In unsupervised domain adaptation (UDA), a model trained on source data (e.g.
synthetic) is adapted to target data (e.g. real-world) without access to target
annotation. Most previous UDA methods struggle with classes that have a similar
visual appearance on the target domain as no ground truth is available to learn
the slight appearance differences. To address this problem, we propose a Masked
Image Consistency (MIC) module to enhance UDA by learning spatial context
relations of the target domain as additional clues for robust visual
recognition.

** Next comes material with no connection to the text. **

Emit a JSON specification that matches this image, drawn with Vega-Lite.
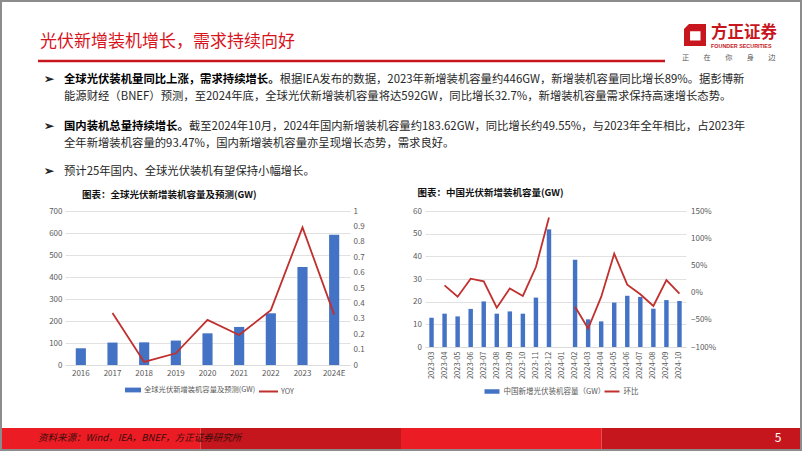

MIC enforces the consistency between predictions of masked target
images, where random patches are withheld, and pseudo-labels that are generated
based on the complete image by an exponential moving average teacher. To
minimize the consistency loss, the network has to learn to infer the
predictions of the masked regions from their context. Due to its simple and
universal concept, MIC can be integrated into various UDA methods across
different visual recognition tasks such as image classification, semantic
segmentation, and object detection. MIC significantly improves the
state-of-the-art performance across the different recognition tasks for
synthetic-to-real, day-to-nighttime, and clear-to-adverse-weather UDA. For
instance, MIC achieves an unprecedented UDA performance of 75.9 mIoU and 92.8%
on GTA-to-Cityscapes and VisDA-2017, respectively, which corresponds to an
improvement of +2.1 and +3.0 percent points over the previous state of the art.